■ STATED TASK ■
Retype verbatim only the lines below, starting at the one that contains "Clone this chart in seaborn and matplotlib." and ending at the one that contains "ax2 = ax.twinx()". Pictures are excluded from the copy.

■ EXERCISE MATERIAL ■
* * * * * * *
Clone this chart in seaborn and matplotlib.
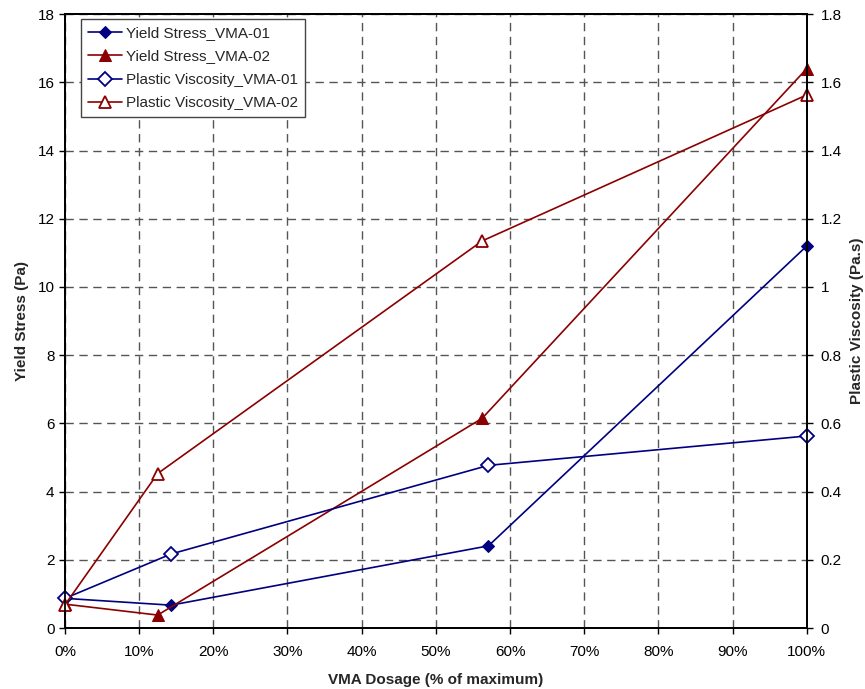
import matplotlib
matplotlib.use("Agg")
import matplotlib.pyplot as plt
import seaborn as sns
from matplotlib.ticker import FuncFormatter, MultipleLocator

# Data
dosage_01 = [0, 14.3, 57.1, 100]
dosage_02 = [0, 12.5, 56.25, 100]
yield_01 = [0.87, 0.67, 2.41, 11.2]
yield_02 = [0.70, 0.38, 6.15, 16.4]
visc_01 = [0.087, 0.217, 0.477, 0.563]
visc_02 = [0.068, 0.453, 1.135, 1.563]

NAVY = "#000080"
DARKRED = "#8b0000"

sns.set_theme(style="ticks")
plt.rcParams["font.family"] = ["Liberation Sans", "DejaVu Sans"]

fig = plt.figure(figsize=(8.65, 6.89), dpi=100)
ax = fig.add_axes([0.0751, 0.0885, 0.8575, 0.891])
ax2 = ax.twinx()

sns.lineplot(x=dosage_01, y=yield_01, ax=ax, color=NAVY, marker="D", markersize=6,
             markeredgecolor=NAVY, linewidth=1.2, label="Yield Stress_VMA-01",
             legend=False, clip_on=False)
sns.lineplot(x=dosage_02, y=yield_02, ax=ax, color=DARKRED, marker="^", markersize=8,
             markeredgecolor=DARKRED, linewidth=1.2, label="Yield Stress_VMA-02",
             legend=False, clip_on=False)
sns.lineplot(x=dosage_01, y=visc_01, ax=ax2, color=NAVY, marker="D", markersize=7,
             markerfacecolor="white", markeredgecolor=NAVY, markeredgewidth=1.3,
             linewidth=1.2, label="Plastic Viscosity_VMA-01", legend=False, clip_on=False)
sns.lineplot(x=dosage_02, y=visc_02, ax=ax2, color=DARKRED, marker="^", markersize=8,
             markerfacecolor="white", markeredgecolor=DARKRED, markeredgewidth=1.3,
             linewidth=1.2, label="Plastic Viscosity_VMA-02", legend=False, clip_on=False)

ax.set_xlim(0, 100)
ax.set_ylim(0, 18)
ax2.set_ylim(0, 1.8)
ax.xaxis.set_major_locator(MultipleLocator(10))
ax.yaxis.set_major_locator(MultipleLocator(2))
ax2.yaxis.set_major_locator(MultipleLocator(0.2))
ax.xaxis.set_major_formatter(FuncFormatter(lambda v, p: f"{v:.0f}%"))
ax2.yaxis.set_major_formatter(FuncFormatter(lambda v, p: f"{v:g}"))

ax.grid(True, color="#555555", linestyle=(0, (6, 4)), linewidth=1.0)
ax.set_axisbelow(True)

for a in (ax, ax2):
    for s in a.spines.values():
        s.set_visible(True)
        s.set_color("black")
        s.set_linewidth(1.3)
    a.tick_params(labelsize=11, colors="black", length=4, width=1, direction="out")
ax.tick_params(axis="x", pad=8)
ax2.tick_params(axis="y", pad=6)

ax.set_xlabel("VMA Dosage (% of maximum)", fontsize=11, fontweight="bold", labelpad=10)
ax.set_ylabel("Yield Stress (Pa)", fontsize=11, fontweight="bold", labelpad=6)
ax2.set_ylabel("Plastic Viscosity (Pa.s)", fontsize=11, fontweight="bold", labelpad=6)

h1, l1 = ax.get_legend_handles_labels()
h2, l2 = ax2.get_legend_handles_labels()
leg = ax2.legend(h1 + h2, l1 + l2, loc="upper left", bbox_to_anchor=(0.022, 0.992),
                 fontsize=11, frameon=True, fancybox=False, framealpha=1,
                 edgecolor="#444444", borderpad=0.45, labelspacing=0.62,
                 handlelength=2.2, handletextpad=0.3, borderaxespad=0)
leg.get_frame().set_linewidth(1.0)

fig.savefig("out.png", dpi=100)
* * * * * * *
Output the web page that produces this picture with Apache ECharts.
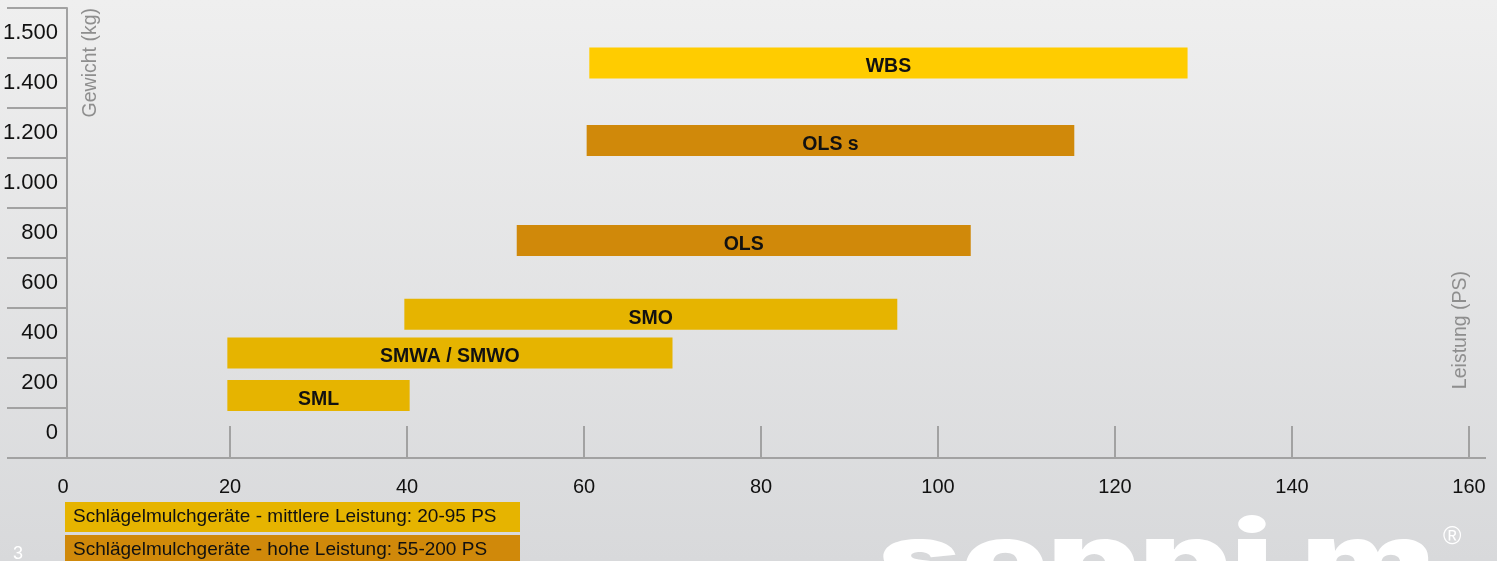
* * * * * * *
■ PROBLEM SOLUTION ■
Clone this chart in seaborn and matplotlib.
import matplotlib
matplotlib.use("Agg")
import matplotlib.pyplot as plt
import seaborn as sns
from matplotlib.ticker import FuncFormatter, MultipleLocator

# Data
dosage_01 = [0, 14.3, 57.1, 100]
dosage_02 = [0, 12.5, 56.25, 100]
yield_01 = [0.87, 0.67, 2.41, 11.2]
yield_02 = [0.70, 0.38, 6.15, 16.4]
visc_01 = [0.087, 0.217, 0.477, 0.563]
visc_02 = [0.068, 0.453, 1.135, 1.563]

NAVY = "#000080"
DARKRED = "#8b0000"

sns.set_theme(style="ticks")
plt.rcParams["font.family"] = ["Liberation Sans", "DejaVu Sans"]

fig = plt.figure(figsize=(8.65, 6.89), dpi=100)
ax = fig.add_axes([0.0751, 0.0885, 0.8575, 0.891])
ax2 = ax.twinx()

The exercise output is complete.